--- BEGIN ---

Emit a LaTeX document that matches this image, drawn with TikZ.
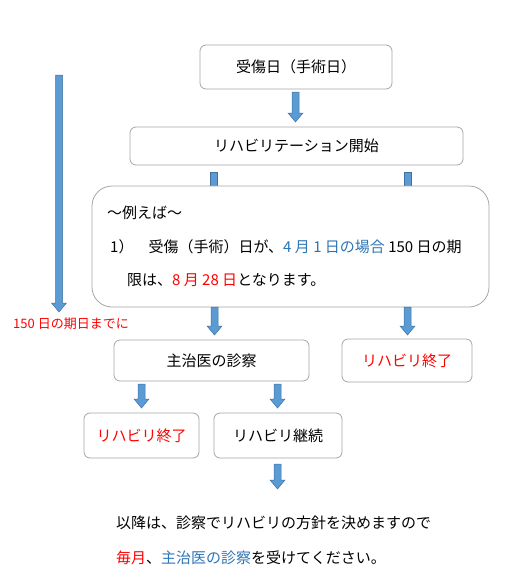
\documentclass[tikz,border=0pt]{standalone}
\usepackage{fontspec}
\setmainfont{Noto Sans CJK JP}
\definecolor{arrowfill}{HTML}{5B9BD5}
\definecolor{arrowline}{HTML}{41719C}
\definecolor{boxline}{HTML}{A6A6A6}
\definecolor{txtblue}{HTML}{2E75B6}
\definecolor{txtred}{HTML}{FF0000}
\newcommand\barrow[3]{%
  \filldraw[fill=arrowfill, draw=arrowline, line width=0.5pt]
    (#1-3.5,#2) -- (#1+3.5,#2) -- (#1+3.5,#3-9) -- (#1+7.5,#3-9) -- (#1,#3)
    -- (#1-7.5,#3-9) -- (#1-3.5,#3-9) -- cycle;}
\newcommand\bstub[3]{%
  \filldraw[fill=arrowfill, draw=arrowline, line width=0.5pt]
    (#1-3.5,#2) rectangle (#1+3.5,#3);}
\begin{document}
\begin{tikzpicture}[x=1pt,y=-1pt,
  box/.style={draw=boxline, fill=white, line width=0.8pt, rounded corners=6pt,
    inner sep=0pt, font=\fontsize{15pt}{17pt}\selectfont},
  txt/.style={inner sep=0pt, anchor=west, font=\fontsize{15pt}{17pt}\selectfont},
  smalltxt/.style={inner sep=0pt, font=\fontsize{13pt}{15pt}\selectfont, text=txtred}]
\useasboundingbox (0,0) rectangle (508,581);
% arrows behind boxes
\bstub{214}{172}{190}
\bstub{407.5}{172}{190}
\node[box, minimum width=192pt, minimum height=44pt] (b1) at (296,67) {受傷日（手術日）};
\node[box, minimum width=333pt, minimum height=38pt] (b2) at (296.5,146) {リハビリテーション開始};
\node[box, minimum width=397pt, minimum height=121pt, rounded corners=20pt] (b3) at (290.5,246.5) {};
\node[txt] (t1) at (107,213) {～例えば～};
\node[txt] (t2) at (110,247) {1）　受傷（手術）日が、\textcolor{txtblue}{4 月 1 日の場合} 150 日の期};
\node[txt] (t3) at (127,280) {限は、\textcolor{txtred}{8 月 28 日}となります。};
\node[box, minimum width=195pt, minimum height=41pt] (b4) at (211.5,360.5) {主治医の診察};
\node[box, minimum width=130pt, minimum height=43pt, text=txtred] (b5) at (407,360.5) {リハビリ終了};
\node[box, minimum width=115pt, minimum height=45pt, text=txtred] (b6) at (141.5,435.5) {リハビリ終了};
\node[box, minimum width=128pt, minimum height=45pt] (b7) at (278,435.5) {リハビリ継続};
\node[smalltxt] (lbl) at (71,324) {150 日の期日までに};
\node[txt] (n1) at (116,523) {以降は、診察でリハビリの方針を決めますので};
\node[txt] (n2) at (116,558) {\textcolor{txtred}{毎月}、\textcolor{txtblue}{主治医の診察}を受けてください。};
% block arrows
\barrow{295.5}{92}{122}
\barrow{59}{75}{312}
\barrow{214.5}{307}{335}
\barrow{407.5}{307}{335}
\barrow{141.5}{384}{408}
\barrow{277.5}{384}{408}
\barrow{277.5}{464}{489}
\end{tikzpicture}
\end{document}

--- END ---

Write the full listing out again with every line unchanged, but include no pictures.

FINAL RESULT
Emit a LaTeX document that matches this image, drawn with TikZ.
\documentclass[tikz,border=0pt]{standalone}
\usepackage{fontspec}
\setmainfont{Noto Sans CJK JP}
\definecolor{arrowfill}{HTML}{5B9BD5}
\definecolor{arrowline}{HTML}{41719C}
\definecolor{boxline}{HTML}{A6A6A6}
\definecolor{txtblue}{HTML}{2E75B6}
\definecolor{txtred}{HTML}{FF0000}
\newcommand\barrow[3]{%
  \filldraw[fill=arrowfill, draw=arrowline, line width=0.5pt]
    (#1-3.5,#2) -- (#1+3.5,#2) -- (#1+3.5,#3-9) -- (#1+7.5,#3-9) -- (#1,#3)
    -- (#1-7.5,#3-9) -- (#1-3.5,#3-9) -- cycle;}
\newcommand\bstub[3]{%
  \filldraw[fill=arrowfill, draw=arrowline, line width=0.5pt]
    (#1-3.5,#2) rectangle (#1+3.5,#3);}
\begin{document}
\begin{tikzpicture}[x=1pt,y=-1pt,
  box/.style={draw=boxline, fill=white, line width=0.8pt, rounded corners=6pt,
    inner sep=0pt, font=\fontsize{15pt}{17pt}\selectfont},
  txt/.style={inner sep=0pt, anchor=west, font=\fontsize{15pt}{17pt}\selectfont},
  smalltxt/.style={inner sep=0pt, font=\fontsize{13pt}{15pt}\selectfont, text=txtred}]
\useasboundingbox (0,0) rectangle (508,581);
% arrows behind boxes
\bstub{214}{172}{190}
\bstub{407.5}{172}{190}
\node[box, minimum width=192pt, minimum height=44pt] (b1) at (296,67) {受傷日（手術日）};
\node[box, minimum width=333pt, minimum height=38pt] (b2) at (296.5,146) {リハビリテーション開始};
\node[box, minimum width=397pt, minimum height=121pt, rounded corners=20pt] (b3) at (290.5,246.5) {};
\node[txt] (t1) at (107,213) {～例えば～};
\node[txt] (t2) at (110,247) {1）　受傷（手術）日が、\textcolor{txtblue}{4 月 1 日の場合} 150 日の期};
\node[txt] (t3) at (127,280) {限は、\textcolor{txtred}{8 月 28 日}となります。};
\node[box, minimum width=195pt, minimum height=41pt] (b4) at (211.5,360.5) {主治医の診察};
\node[box, minimum width=130pt, minimum height=43pt, text=txtred] (b5) at (407,360.5) {リハビリ終了};
\node[box, minimum width=115pt, minimum height=45pt, text=txtred] (b6) at (141.5,435.5) {リハビリ終了};
\node[box, minimum width=128pt, minimum height=45pt] (b7) at (278,435.5) {リハビリ継続};
\node[smalltxt] (lbl) at (71,324) {150 日の期日までに};
\node[txt] (n1) at (116,523) {以降は、診察でリハビリの方針を決めますので};
\node[txt] (n2) at (116,558) {\textcolor{txtred}{毎月}、\textcolor{txtblue}{主治医の診察}を受けてください。};
% block arrows
\barrow{295.5}{92}{122}
\barrow{59}{75}{312}
\barrow{214.5}{307}{335}
\barrow{407.5}{307}{335}
\barrow{141.5}{384}{408}
\barrow{277.5}{384}{408}
\barrow{277.5}{464}{489}
\end{tikzpicture}
\end{document}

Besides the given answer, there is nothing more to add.